WORK TO COMPLETE
Return the lines below exactly, from the first line to the line that contains "plt.rcParams['font.family'] = ['Liberation". Leave out pictures.
════
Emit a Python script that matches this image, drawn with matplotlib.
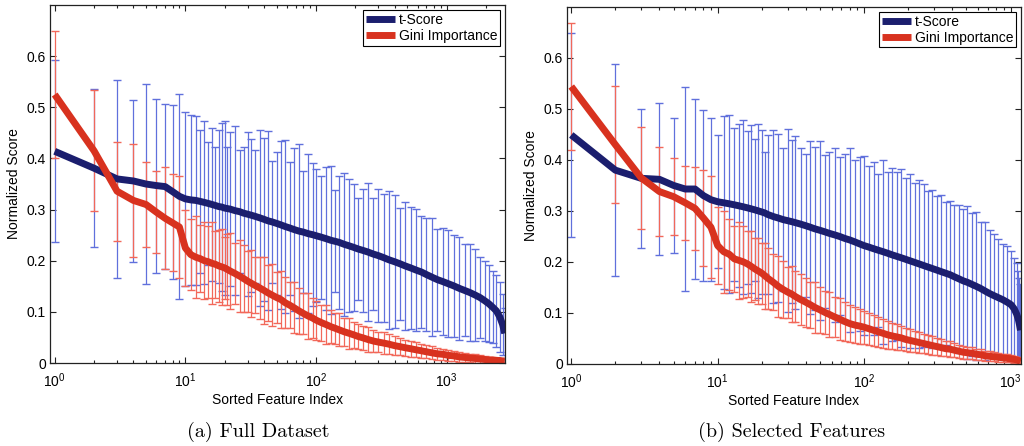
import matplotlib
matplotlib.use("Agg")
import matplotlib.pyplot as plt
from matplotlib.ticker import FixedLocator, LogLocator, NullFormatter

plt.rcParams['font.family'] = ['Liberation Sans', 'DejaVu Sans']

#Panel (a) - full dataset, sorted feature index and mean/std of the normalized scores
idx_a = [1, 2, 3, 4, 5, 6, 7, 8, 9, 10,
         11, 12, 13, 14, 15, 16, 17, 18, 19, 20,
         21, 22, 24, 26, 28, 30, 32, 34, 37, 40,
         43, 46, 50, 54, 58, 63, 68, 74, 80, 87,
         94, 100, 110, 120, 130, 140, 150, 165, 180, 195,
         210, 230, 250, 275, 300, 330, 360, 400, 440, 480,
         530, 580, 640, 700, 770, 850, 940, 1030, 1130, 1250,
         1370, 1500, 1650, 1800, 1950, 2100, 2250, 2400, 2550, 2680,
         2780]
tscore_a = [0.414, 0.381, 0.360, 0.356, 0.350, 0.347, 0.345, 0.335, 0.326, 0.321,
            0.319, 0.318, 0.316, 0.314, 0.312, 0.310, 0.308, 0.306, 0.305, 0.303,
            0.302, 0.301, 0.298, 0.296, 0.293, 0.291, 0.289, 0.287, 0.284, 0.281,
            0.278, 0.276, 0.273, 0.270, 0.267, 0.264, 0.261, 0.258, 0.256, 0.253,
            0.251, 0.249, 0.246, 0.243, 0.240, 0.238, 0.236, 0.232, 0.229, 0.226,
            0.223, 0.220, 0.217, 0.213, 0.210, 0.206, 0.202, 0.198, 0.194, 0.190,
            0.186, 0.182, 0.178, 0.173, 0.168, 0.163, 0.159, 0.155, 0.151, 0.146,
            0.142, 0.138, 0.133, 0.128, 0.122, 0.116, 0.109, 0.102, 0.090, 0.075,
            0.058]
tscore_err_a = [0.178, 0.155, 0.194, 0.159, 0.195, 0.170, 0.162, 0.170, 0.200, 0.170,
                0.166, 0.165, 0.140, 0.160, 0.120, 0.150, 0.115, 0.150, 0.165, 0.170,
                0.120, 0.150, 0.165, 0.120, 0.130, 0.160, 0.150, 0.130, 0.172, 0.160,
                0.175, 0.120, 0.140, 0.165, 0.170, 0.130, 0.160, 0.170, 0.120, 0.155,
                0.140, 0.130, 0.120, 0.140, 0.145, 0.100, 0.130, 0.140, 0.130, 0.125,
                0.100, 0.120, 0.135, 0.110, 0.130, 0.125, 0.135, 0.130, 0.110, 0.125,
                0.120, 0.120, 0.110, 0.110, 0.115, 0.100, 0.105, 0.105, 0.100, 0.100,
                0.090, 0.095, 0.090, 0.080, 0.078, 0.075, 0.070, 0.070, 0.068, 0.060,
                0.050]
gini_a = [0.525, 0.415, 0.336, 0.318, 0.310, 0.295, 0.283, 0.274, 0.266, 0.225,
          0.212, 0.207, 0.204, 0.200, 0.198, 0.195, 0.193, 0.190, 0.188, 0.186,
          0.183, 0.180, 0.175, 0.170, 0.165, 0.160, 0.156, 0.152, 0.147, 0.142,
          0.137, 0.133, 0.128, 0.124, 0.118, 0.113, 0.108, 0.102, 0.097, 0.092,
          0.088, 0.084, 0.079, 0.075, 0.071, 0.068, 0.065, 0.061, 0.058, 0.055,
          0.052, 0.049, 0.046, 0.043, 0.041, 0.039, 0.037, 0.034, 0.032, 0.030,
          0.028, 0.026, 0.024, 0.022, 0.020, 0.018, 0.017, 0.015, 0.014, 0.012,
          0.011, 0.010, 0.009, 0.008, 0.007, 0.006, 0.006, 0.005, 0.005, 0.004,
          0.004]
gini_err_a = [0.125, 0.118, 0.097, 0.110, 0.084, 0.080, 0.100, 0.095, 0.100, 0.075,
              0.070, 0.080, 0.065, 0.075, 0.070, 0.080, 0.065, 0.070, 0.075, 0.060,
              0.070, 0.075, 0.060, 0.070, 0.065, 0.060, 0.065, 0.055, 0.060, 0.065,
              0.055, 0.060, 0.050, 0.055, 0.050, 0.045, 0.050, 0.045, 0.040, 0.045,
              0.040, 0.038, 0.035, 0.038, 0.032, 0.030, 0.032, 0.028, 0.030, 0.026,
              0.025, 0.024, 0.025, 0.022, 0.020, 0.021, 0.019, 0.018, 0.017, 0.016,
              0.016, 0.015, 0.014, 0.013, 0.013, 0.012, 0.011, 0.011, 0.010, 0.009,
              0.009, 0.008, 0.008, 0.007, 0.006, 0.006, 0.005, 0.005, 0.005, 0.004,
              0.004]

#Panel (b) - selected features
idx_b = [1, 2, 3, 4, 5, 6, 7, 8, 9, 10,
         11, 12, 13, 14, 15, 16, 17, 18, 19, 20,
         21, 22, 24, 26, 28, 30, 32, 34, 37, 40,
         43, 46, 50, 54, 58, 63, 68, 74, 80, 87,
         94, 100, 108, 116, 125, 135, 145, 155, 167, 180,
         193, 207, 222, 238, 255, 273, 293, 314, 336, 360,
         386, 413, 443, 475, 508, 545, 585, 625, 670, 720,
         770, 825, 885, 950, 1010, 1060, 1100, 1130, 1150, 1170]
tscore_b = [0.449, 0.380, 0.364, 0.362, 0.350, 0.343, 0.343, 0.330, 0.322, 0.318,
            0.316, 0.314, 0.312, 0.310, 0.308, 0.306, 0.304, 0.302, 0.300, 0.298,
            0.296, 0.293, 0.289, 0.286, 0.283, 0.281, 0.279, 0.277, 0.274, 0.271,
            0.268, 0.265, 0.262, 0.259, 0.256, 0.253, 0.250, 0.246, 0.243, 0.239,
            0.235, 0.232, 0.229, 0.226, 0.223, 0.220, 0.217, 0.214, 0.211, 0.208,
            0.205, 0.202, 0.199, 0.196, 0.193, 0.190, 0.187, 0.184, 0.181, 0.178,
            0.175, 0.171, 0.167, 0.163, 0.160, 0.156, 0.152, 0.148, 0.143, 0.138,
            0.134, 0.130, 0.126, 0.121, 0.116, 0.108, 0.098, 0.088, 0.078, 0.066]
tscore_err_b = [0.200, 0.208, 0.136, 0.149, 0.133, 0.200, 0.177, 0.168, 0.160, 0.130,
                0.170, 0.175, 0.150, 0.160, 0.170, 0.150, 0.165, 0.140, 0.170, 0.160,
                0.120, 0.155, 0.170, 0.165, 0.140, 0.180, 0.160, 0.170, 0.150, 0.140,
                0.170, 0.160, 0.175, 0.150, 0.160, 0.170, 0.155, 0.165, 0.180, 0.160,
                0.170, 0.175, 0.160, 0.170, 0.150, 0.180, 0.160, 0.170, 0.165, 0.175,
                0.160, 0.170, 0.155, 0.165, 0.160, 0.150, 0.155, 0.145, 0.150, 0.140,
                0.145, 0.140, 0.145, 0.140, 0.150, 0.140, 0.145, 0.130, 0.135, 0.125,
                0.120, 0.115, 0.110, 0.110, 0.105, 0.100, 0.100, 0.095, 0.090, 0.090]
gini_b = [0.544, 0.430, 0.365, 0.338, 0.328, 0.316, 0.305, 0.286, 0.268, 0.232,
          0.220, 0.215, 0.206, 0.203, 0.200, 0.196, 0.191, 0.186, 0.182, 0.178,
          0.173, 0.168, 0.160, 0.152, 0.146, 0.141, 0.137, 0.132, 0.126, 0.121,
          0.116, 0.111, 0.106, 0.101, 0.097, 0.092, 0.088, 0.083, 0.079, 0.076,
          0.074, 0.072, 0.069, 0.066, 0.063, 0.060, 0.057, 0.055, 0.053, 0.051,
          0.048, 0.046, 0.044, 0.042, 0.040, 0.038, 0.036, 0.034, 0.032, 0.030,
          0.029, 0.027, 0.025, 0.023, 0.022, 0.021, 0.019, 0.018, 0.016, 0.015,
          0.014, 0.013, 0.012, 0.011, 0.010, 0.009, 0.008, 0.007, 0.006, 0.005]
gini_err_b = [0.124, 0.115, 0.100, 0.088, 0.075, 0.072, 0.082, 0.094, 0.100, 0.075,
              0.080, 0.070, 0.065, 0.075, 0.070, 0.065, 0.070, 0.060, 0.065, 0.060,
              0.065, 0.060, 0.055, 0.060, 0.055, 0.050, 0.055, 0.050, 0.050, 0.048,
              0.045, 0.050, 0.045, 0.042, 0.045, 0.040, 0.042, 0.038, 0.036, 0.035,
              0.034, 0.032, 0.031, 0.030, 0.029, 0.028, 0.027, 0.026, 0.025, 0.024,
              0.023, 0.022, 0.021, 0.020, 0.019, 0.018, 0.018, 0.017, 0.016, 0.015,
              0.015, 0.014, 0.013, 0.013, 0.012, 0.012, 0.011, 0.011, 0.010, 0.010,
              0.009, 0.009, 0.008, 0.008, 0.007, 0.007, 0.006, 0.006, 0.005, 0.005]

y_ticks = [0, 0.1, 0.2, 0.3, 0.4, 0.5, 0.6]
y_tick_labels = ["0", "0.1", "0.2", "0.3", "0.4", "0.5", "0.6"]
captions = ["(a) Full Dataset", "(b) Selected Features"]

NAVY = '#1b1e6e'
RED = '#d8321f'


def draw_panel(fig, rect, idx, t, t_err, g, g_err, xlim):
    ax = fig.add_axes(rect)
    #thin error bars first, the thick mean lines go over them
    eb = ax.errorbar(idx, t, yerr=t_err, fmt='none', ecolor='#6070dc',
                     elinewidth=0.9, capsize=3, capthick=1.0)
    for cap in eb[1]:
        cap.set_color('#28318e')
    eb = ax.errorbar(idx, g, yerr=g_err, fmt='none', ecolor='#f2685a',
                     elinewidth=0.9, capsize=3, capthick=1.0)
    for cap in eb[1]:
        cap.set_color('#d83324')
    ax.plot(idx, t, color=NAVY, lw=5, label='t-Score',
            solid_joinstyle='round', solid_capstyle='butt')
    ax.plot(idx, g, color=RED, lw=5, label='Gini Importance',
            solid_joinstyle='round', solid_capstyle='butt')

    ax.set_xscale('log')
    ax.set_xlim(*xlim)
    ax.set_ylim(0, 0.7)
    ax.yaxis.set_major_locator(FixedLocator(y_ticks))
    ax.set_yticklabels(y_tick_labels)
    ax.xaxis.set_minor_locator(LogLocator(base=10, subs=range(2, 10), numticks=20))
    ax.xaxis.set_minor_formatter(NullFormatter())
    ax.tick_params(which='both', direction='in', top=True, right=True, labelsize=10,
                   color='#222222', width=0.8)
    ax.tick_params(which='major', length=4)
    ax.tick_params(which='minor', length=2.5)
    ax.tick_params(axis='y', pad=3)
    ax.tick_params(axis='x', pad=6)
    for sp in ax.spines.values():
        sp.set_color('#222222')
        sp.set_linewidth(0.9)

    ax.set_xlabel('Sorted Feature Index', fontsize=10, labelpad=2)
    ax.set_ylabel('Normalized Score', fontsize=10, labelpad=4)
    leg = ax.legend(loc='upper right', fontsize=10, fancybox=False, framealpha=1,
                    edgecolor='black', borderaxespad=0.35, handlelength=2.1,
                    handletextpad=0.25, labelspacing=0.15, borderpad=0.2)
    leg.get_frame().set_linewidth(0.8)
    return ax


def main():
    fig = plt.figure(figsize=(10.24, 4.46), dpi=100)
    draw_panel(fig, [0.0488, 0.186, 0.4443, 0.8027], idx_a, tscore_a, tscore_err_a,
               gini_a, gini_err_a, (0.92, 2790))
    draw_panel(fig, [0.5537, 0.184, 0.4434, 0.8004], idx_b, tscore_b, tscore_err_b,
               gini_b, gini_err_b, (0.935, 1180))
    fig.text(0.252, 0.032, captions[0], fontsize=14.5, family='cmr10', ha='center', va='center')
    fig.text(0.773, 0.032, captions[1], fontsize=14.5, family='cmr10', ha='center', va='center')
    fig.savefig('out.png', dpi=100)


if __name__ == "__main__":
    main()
════
ANSWER FOR THE TASK
Emit a Python script that matches this image, drawn with matplotlib.
import matplotlib
matplotlib.use("Agg")
import matplotlib.pyplot as plt
from matplotlib.ticker import FixedLocator, LogLocator, NullFormatter

plt.rcParams['font.family'] = ['Liberation Sans', 'DejaVu Sans']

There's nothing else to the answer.